Watchdog must help small insurance brokers adapt to new regime
The 500 stockbrokers operating in Hong Kong have been through it. Now it’s the turn of the 700 plus insurance brokers to get to grips with a new regulatory regime.
To help the insurance brokers to comply with the new rules, it is absolutely essential for the Insurance Authority to quickly announce exactly what its requirements are. They will then know whether they need to change their business model to fit in with the new rules.
In Hong Kong, people can buy insurance policies from either an agent representing an insurance company or from a broker. The difference is that the former is acting on behalf of the insurer while the latter is acting on behalf of the customer.
They all currently operate under a so-called self regulatory model. The 90,000 agents, who work for insurance companies or banks to sell insurance products, are members of the Insurance Agents Registration Board, while the 759 (as of December 31) authorised insurance brokers are members of two approved industry bodies, namely The Hong Kong Confederation of Insurance Brokers and the Professional Insurance Brokers Association.

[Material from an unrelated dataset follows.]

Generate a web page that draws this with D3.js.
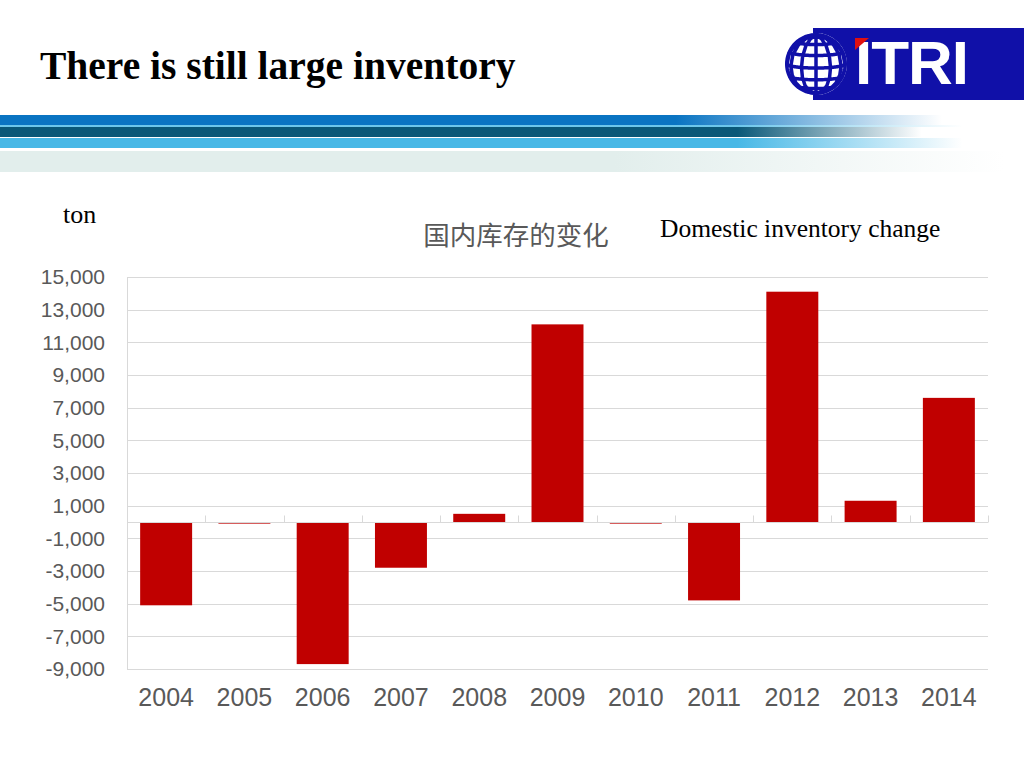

In addition, there were 9,489 people registered as chief executives or technical representatives of these authorised brokers as of December 31.
The establishment of the Insurance Authority in June last year – the new watchdog which will introduce licences to regulate all these agents and brokers – will put an end to the self-regulatory era.

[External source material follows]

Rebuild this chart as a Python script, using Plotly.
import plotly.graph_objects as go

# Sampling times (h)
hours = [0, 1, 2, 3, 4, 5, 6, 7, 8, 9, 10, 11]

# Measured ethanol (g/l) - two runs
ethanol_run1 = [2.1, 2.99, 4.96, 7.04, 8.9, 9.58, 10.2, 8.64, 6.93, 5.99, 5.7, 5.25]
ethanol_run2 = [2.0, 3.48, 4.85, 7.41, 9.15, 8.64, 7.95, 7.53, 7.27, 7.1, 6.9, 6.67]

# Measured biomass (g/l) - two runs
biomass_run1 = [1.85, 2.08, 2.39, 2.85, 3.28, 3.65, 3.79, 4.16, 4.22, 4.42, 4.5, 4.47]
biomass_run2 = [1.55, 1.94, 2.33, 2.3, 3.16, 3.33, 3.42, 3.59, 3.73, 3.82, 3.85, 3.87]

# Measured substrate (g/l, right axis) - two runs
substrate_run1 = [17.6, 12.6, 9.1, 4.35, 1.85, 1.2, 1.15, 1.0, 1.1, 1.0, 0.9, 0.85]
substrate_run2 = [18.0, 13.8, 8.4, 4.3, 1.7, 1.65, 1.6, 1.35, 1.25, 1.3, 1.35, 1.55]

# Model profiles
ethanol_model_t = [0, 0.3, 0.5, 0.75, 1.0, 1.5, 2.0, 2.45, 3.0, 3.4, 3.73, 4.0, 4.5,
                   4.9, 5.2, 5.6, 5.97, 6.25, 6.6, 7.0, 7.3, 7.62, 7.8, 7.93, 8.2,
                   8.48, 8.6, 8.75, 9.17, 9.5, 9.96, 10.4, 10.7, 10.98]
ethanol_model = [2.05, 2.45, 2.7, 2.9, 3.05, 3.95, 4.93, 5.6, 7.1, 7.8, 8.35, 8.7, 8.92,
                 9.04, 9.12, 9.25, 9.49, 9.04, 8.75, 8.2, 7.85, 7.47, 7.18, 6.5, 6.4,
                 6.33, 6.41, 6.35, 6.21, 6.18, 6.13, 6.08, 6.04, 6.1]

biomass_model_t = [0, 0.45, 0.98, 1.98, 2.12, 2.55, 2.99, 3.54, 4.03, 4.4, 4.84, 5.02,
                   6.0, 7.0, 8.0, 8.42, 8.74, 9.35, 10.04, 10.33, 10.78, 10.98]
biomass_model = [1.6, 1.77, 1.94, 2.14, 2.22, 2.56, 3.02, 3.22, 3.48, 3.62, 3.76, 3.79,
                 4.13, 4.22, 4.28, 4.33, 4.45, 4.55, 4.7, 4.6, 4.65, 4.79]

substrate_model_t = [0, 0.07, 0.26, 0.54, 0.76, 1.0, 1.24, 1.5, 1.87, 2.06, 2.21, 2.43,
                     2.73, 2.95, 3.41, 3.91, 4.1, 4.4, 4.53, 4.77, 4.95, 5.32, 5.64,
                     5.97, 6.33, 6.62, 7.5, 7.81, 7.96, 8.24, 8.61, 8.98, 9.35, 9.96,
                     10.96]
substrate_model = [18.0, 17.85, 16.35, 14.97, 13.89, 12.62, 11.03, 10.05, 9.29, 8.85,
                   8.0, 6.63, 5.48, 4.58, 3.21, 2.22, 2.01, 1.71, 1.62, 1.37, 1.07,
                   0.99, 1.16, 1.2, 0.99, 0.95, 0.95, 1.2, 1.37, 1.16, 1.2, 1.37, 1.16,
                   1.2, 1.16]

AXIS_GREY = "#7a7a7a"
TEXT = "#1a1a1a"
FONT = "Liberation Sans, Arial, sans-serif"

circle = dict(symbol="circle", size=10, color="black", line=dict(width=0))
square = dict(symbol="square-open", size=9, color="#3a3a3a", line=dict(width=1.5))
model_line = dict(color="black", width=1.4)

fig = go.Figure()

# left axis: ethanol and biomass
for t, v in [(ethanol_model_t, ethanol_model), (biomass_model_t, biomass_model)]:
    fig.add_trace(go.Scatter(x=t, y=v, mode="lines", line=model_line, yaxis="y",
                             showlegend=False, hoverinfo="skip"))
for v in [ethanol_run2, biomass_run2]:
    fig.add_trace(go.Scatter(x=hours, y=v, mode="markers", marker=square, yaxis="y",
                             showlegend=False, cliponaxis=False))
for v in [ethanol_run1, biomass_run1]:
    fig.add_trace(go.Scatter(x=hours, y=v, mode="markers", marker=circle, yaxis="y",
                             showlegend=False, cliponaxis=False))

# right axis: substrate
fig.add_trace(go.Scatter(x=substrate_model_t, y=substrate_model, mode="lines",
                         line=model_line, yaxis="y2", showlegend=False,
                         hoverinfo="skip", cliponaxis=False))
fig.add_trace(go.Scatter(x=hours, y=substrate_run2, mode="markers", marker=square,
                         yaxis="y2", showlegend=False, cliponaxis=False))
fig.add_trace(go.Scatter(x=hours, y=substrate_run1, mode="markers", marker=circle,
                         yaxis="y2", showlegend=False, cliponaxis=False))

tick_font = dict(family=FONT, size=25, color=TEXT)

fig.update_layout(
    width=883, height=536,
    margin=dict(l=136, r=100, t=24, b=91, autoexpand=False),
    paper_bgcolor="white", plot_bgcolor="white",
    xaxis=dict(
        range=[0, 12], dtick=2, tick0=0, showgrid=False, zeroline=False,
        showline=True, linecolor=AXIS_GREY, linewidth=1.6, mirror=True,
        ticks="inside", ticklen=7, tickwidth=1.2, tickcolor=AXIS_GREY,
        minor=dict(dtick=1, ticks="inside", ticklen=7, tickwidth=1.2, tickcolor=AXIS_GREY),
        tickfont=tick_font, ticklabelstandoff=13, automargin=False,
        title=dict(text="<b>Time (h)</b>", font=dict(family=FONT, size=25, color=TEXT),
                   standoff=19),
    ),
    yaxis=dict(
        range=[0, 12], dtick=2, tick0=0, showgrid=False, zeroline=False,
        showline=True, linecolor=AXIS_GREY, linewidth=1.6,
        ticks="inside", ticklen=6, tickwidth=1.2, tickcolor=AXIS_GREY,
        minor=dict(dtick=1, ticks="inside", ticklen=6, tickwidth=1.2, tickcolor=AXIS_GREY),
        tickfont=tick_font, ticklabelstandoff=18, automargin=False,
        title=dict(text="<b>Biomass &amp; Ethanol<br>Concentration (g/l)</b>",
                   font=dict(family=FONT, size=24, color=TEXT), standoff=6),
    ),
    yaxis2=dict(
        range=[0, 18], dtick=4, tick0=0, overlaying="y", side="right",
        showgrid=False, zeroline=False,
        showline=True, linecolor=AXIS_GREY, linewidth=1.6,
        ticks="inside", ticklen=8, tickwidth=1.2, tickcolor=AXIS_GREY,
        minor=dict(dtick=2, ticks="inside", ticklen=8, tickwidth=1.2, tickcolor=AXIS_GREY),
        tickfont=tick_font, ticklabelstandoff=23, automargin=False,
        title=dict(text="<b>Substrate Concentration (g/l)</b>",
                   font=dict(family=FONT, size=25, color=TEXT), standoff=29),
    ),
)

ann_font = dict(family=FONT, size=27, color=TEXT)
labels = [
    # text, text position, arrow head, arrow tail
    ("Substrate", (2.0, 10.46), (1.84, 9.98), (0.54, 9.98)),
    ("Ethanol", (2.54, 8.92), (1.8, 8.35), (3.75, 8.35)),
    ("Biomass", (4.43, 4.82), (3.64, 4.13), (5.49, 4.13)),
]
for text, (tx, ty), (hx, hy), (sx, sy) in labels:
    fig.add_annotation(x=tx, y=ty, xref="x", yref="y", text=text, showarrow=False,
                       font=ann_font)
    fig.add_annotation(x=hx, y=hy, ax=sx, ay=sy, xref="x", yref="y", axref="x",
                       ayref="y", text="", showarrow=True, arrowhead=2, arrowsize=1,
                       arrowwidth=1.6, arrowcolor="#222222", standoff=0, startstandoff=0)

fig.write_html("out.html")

For the 90,000 agents, the insurance companies and banks they work for will negotiate with the Insurance Authority about the licensing requirements. Many of those institutions are big players, capable of providing the necessary training and assistance to their salesperson.
But for the insurance brokers, how they will cope with the new regulations is a major concern. Many of them are small- and medium-size enterprises which, under the current system, means they only need capital of HK$100,000 to operate. Many of them are worried that the Insurance Authority might substantially increase the minimum capital requirement which they may find it hard to complied.
They also worry that the authority could add new regulations on conduct, money laundering and reporting requirements.
Since many of these companies are small, with only a handful of staff, their concerns are reasonable.
That’s why when several hundred members of the Professional Insurance Brokers Association attended their 30-year anniversary event last week, they urged Insurance Authority chairman Moses Cheng Mo-chi not to adopt a regime that is too harsh for them.
The authority is now working on the licensing requirement which will be implemented two years later. It may need to compare notes with the SFC on how to implement a regulatory regime that could allow the small players to remain in the market.
As an example, stockbrokers who do not handle clients’ money but only give advice could have a lower capital requirement than those brokers who look after clients’ money. If the same model was adopted for insurance brokers, some small players could change their business model to act as agencies.
Many of these small insurance brokers have operated for decades and have a role to play in the insurance market. The Insurance Authority should work on a plan to allow them to continue to operate effectively under the new regime.